Leonardo DRS shares have traded in a 52-week range of $28.17 to $49.31, a spread that reflects both the company’s earnings momentum and the wider repricing of U.S. defence equities since late 2025. On 2 March 2026, DRS shares jumped as the broader defence sector rallied sharply following escalating U.S.-Iran military exchanges that pushed crude oil higher and lifted investor appetite for exposure to defence technology companies. The stock settled near $45 after the initial surge and has since stabilised in the mid-$40s range. Multiple analysts raised price targets following the company’s fourth-quarter results in February 2026, with JPMorgan lifting its target to $48, Morgan Stanley to $47, Truist to $59, and Canaccord to $52, all reflecting post-earnings confidence in the company’s revenue trajectory.
The ATSP5 award lands with DRS trading at approximately $46, a level that represents roughly a 63 percent recovery from the 52-week low and sits within 7 percent of the all-time high. Morningstar’s fair value estimate for the stock stands at $69.38, suggesting analysts on that platform see meaningful upside if earnings execution continues. The company’s adjusted EBITDA of $453 million for 2025 and the 1.2 book-to-bill ratio underpin that optimism. The practical market implication of the ATSP5 announcement is less about near-term earnings impact and more about confirmatory signalling: the Pentagon is treating Leonardo DRS as a trusted supplier of the most sensitive electronics engineering work it conducts, which reduces programme-level concentration risk and diversifies the company’s addressable opportunity set across a broader range of defence customers.
What are the execution risks and real-world revenue implications of an IDIQ vehicle at this scale?
The gap between contract ceiling and contracted revenue is the central caveat for any IDIQ award. The ATSP5 contract obligates only $65,000 in fiscal 2026 funds at award, with $5,000 assigned per task order at the time of award. The $25.36 billion ceiling represents a theoretical maximum across all ten awardees over ten years, contingent on task orders actually being issued and won competitively. Under ATSP4, the two dominant contractors absorbed the bulk of spending over a decade, and there is no mechanism within the contract structure to guarantee equitable distribution. Leonardo DRS will need to proactively position its engineers and programme managers against specific task order opportunities to convert inclusion on the vehicle into meaningful revenue.
Execution risk is particularly relevant given the scale differential between Leonardo DRS and some of its ATSP5 peers. Northrop Grumman and RTX both generate revenue in the tens of billions annually and have dedicated government contracting infrastructure that can sustain continuous pursuit of task order competitions. Leonardo DRS, at $3.65 billion in 2025 revenue, is substantially smaller. The company’s advantage lies in focus: its technology portfolio is narrower and deeper than a large diversified prime, which may allow it to win specialised orders in advanced sensing and microelectronics where breadth matters less than technical specificity. The degree to which Leonardo DRS can translate that specificity into funded task orders over the next three to five years will be the most meaningful test of this contract position.

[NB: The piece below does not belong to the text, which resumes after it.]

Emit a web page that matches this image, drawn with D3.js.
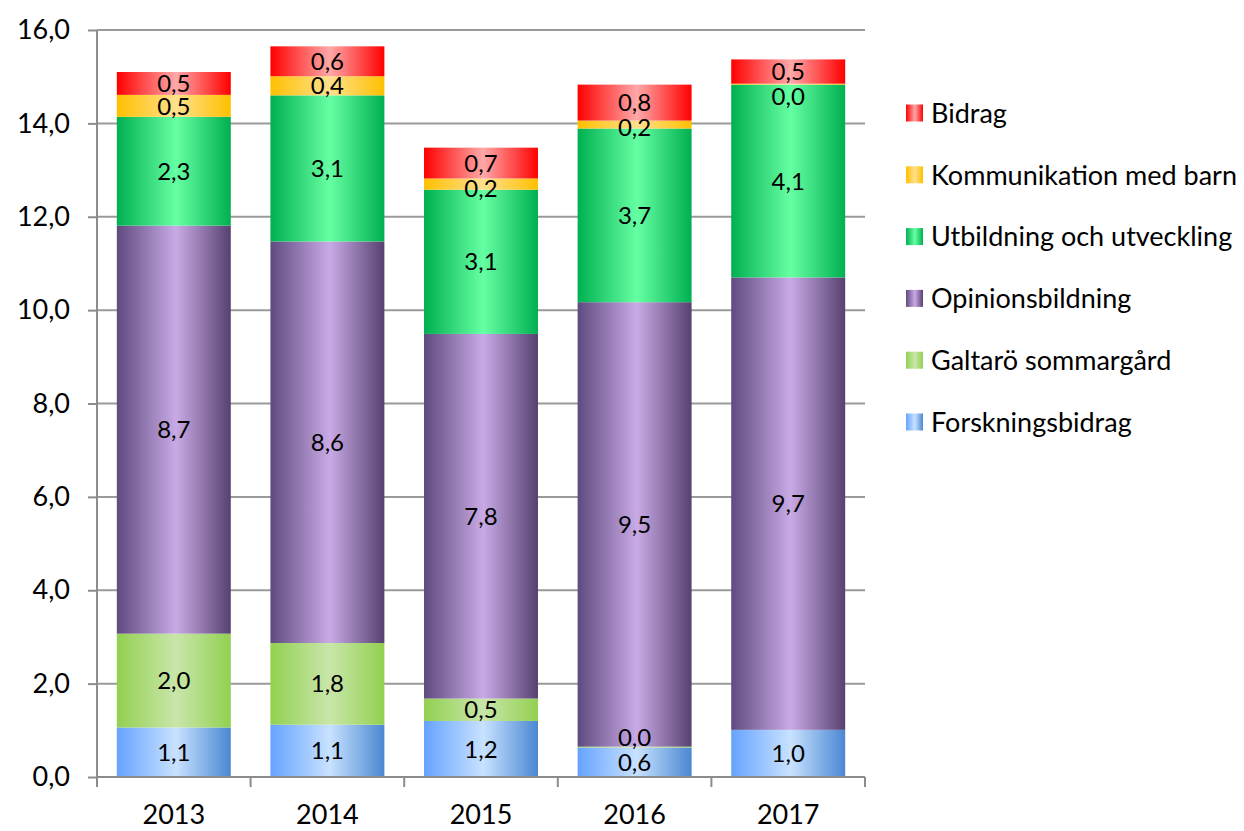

Key takeaways: what Leonardo DRS’s ATSP5 award means for the company, its peers, and the defence electronics sector
- Leonardo DRS has secured one of ten positions on the ATSP5 contract, a potential $25.36 billion, ten-year IDIQ vehicle administered by the Defense Microelectronics Activity, opening a competitive channel to some of the Pentagon’s most technically demanding electronics engineering work.
- The ATSP5 ceiling is a theoretical maximum: no immediate revenue is attached at award. Task order competitions among the ten awardees will determine actual spending allocation, and historical precedent under ATSP4 shows concentration in two or three dominant contractors.

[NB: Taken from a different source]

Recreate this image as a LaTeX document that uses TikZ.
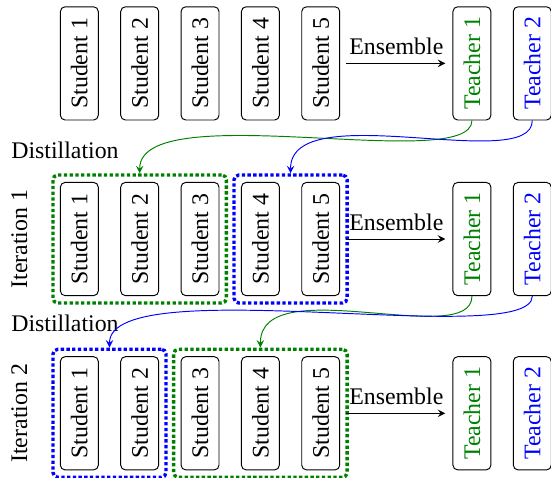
\documentclass[tikz,border=0pt]{standalone}
\usepackage{fontspec}
\setmainfont{Liberation Serif}
\usepackage{graphicx}
\usetikzlibrary{fit}

\tikzset{
	box/.style={draw, rounded corners=2pt, minimum width=0.56cm, minimum height=1.67cm, inner sep=0pt},
	grp/.style={line width=1.4pt, densely dotted, rounded corners=2pt, inner sep=2.9pt},
	lbl/.style={inner sep=0pt},
}
\newcommand{\vlabel}[1]{\rotatebox{90}{#1}}

\begin{document}
\begin{tikzpicture}[>=stealth]
		%%%%% START %%%%%
		\useasboundingbox (0, 0) rectangle (8.126, 7.035);
		
		% row 1
		\node[box] (s11) at (1.17, 6.10) {\vlabel{Student 1}};
		\node[box] (s12) at (2.06, 6.10) {\vlabel{Student 2}};
		\node[box] (s13) at (2.95, 6.10) {\vlabel{Student 3}};
		\node[box] (s14) at (3.84, 6.10) {\vlabel{Student 4}};
		\node[box] (s15) at (4.73, 6.10) {\vlabel{Student 5}};
		\node[box, text=green!50!black] (t11) at (6.96, 6.10) {\vlabel{Teacher 1}};
		\node[box, text=blue] (t12) at (7.85, 6.10) {\vlabel{Teacher 2}};
		\draw[->, shorten <=2.5pt, shorten >=3pt] (s15) -- node[above] (ens1) {Ensemble} (t11);
		
		\node[lbl, anchor=base west] (dist1) at (0.16, 4.70) {Distillation};
		
		% row 2
		\node[lbl, rotate=90, anchor=base] (iter1) at (0.40, 3.51) {Iteration 1};
		\node[box] (s21) at (1.17, 3.51) {\vlabel{Student 1}};
		\node[box] (s22) at (2.06, 3.51) {\vlabel{Student 2}};
		\node[box] (s23) at (2.95, 3.51) {\vlabel{Student 3}};
		\node[box] (s24) at (3.84, 3.51) {\vlabel{Student 4}};
		\node[box] (s25) at (4.73, 3.51) {\vlabel{Student 5}};
		\node[box, text=green!50!black] (t21) at (6.96, 3.51) {\vlabel{Teacher 1}};
		\node[box, text=blue] (t22) at (7.85, 3.51) {\vlabel{Teacher 2}};
		\node[grp, draw=green!50!black, fit=(s21)(s23)] (g21) {};
		\node[grp, draw=blue, fit=(s24)(s25)] (g22) {};
		\draw[->, shorten <=2.5pt, shorten >=3pt] (s25) -- node[above] (ens2) {Ensemble} (t21);
		
		\draw[->, green!50!black] (t11.south) .. controls +(0, -0.8) and +(0, 1.15) .. (g21.north);
		\draw[->, blue] (t12.south) .. controls +(0, -0.8) and +(0, 1.15) .. (g22.north);
		
		\node[lbl, anchor=base west] (dist2) at (0.16, 2.14) {Distillation};
		
		% row 3
		\node[lbl, rotate=90, anchor=base] (iter2) at (0.40, 0.94) {Iteration 2};
		\node[box] (s31) at (1.17, 0.94) {\vlabel{Student 1}};
		\node[box] (s32) at (2.06, 0.94) {\vlabel{Student 2}};
		\node[box] (s33) at (2.95, 0.94) {\vlabel{Student 3}};
		\node[box] (s34) at (3.84, 0.94) {\vlabel{Student 4}};
		\node[box] (s35) at (4.73, 0.94) {\vlabel{Student 5}};
		\node[box, text=green!50!black] (t31) at (6.96, 0.94) {\vlabel{Teacher 1}};
		\node[box, text=blue] (t32) at (7.85, 0.94) {\vlabel{Teacher 2}};
		\node[grp, draw=blue, fit=(s31)(s32)] (g31) {};
		\node[grp, draw=green!50!black, fit=(s33)(s35)] (g32) {};
		\draw[->, shorten <=2.5pt, shorten >=3pt] (s35) -- node[above] (ens3) {Ensemble} (t31);
		
		\draw[->, green!50!black] (t21.south) .. controls +(0, -0.8) and +(0, 1.15) .. (g32.north);
		\draw[->, blue] (t22.south) .. controls +(0, -0.8) and +(0, 1.15) .. (g31.north);
		
		%%%%% END %%%%%
\end{tikzpicture}
\end{document}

- Leonardo DRS enters ATSP5 with a strong 2025 base: $3.65 billion in revenue, $8.73 billion in backlog, 1.2x book-to-bill, $453 million in adjusted EBITDA, and 2026 guidance of $3.85 to $3.95 billion, providing financial resilience while task order pursuit ramps up.
- The explicit inclusion of quantum computing, nanoelectronics, and submicron engineering in ATSP5 aligns directly with Leonardo DRS’s existing intellectual property in quantum technologies, including its ten-year quantum laser IP licence recognised in 2025.
- Lockheed Martin and BAE Systems’ U.S. unit lost their ATSP positions in the transition from version four to five, reshaping the competitive landscape and potentially opening market share for the newcomers and technical specialists on the new vehicle.
- Leonardo DRS is accumulating contract vehicles across multiple Pentagon priority areas simultaneously, including ATSP5, the Missile Defense Agency SHIELD IDIQ, and naval propulsion infrastructure, a diversification strategy that reduces single-programme revenue risk.
- DRS shares trade near $46, well above the 52-week low of $28.17 but below a Morningstar fair value estimate of $69.38, suggesting the market has begun repricing the company’s earnings quality without fully reflecting longer-term growth optionality.
- Multiple Wall Street institutions raised price targets following the February 2026 earnings release, with targets ranging from $47 to $59, reflecting consensus that Leonardo DRS’s 2025 financial performance and expanding contract portfolio justify a higher earnings multiple.
- The scale gap between Leonardo DRS and larger ATSP5 peers such as Northrop Grumman and RTX means technical focus and selective task order pursuit will matter more than broad programme pursuit; the company’s advanced sensing and network computing specialisation is its primary competitive differentiator.
- ATSP5 represents part of a broader Pentagon shift toward treating microelectronics assurance, quantum systems, and additive manufacturing as strategic engineering priorities rather than legacy sustainment activities, a structural tailwind for defence electronics specialists over the next decade.